Inhibition of acetylcholine receptor assembly by activity in primary cultures of embryonic rat muscle cells.

Silencing of contractile activity in muscle is known to increase the level of acetylcholine receptor on the cell surface. Both in vivo and in vitro studies indicate that modulation of receptor-specific mRNA levels plays a role in the activity-related regulation, but other mechanisms have not been explored. In this study, we examine the synthesis and post-translational fate of receptor alpha subunit in actively contracting and tetrodotoxin-inhibited rat muscle cultures. Using metabolic labeling and immunoprecipitation with subunit-specific monoclonal antibodies, we find that the increase of alpha subunit synthesis in tetrodotoxin-inactivated cultures is insufficient to account for the increased rate at which new receptors appear on the cell surface.
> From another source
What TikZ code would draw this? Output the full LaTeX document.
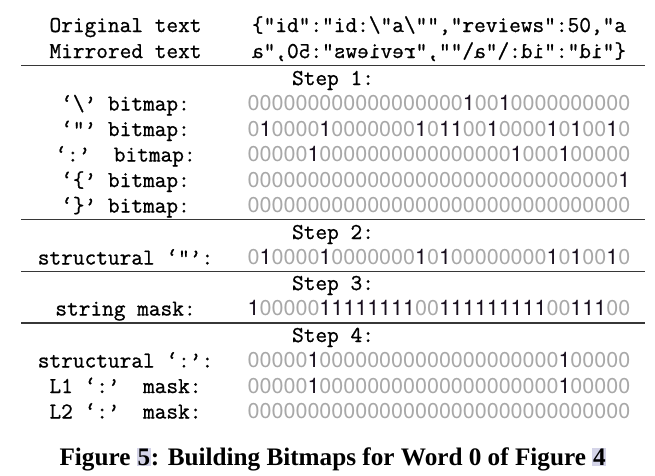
\documentclass[tikz,border=0pt]{standalone}
\usepackage{fontspec}
\usepackage{graphicx}
\setmainfont{Liberation Serif}
\newfontfamily\digfont{TeX Gyre Heros}
\newfontfamily\ttdark{Latin Modern Mono}[FakeBold=0.9]
\definecolor{zeroc}{RGB}{168,168,168}
\definecolor{onec}{RGB}{25,15,30}
\definecolor{rulec}{RGB}{55,55,55}
\definecolor{hlc}{RGB}{212,212,232}
\def\bitsloop#1{\ifx#1\relax\else\ifx#11\textcolor{onec}{1}\else\textcolor{zeroc}{0}\fi\expandafter\bitsloop\fi}
\newcommand\bitrow[1]{\bitsloop#1\relax}
\newcommand\hlnum[1]{{\setlength{\fboxsep}{0.8pt}\colorbox{hlc}{#1}}}
\tikzset{
  lab/.style={anchor=base, inner sep=0pt, font=\fontsize{22.7}{27}\ttdark},
  steplab/.style={anchor=base, inner sep=0pt, font=\fontsize{22.7}{27}\ttdark},
  bitsnode/.style={anchor=base, inner sep=0pt, font=\fontsize{21.5}{26}\digfont},
  txt/.style={anchor=base, inner sep=0pt, font=\fontsize{22.7}{27}\ttdark},
  hrule/.style={draw=rulec, line width=1.2pt},
}
\begin{document}
\begin{tikzpicture}[x=1pt,y=-1pt]
\useasboundingbox (0,0) rectangle (655,475);
% header rows
\node[lab] (l0) at (125.5,32) {Original text};
\node[txt] (t0) at (439,32) {\{"id":"id:\textbackslash"a\textbackslash"","reviews":50,"a};
\node[lab] (l1) at (125.5,58) {Mirrored text};
\node[txt] (t1) at (439,58) {\reflectbox{\{"id":"id:\textbackslash"a\textbackslash"","reviews":50,"a}};
\draw[hrule] (21,65.7) -- (645,65.7);
% step 1
\node[steplab] (s1) at (333,85) {Step 1:};
\node[lab] (a1) at (125.5,110.5) {‘\textbackslash’ bitmap:};
\node[bitsnode] (b1) at (439,110.5) {\bitrow{000000000000000000 1001 0000000000}};
\node[lab] (a2) at (125.5,136) {‘"’ bitmap:};
\node[bitsnode] (b2) at (439,136) {\bitrow{0100001 0000000 1011 001 0000 101 0010}};
\node[lab] (a3) at (125.5,161.5) {‘:’~~bitmap:};
\node[bitsnode] (b3) at (439,161.5) {\bitrow{00000 1 0000000000000000 1 000 1 00000}};
\node[lab] (a4) at (125.5,187) {‘\{’ bitmap:};
\node[bitsnode] (b4) at (439,187) {\bitrow{0000000000000000000000000000000 1}};
\node[lab] (a5) at (125.5,212.5) {‘\}’ bitmap:};
\node[bitsnode] (b5) at (439,212.5) {\bitrow{00000000000000000000000000000000}};
\draw[hrule] (21,219.5) -- (645,219.5);
% step 2
\node[steplab] (s2) at (333,239) {Step 2:};
\node[lab] (a6) at (125.5,264.5) {structural ‘"’:};
\node[bitsnode] (b6) at (439,264.5) {\bitrow{0100001 0000000 1 0 1 00000000 1 0 1 00 1 0}};
\draw[hrule] (21,271.7) -- (645,271.7);
% step 3
\node[steplab] (s3) at (333,290) {Step 3:};
\node[lab] (a7) at (125.5,315.5) {string mask:};
\node[bitsnode] (b7) at (439,315.5) {\bitrow{1 00000 11111111 00 111111111 00 111 00}};
\draw[hrule] (21,323) -- (645,323);
% step 4
\node[steplab] (s4) at (333,342) {Step 4:};
\node[lab] (a8) at (125.5,367.5) {structural ‘:’:};
\node[bitsnode] (b8) at (439,367.5) {\bitrow{00000 1 00000000000000000000 1 00000}};
\node[lab] (a9) at (125.5,393) {L1 ‘:’~~mask:};
\node[bitsnode] (b9) at (439,393) {\bitrow{00000 1 00000000000000000000 1 00000}};
\node[lab] (a10) at (125.5,418.5) {L2 ‘:’~~mask:};
\node[bitsnode] (b10) at (439,418.5) {\bitrow{00000000000000000000000000000000}};
% caption
\node[anchor=base, inner sep=0pt, font=\fontsize{25.2}{30}\selectfont\bfseries] (cap) at (333,465)
  {Figure \hlnum{5}: Building Bitmaps for Word 0 of Figure \hlnum{4}};
\end{tikzpicture}
\end{document}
In evaluating stages in the post-translational processing of alpha subunit, we find that in active and inactive cultures, newly synthesized subunit acquires the ability to bind alpha-bungarotoxin with the same kinetics. However, differences were noted at or preceding the stage where alpha subunit becomes assembled with the other subunits to form the 9 S receptor. In inactivated cultures, newly synthesized alpha subunit transits a 5 S precursor pool more rapidly and is assembled more efficiently than in contracting cultures. The possibility that these differences represent a type of post-translational regulation is discussed.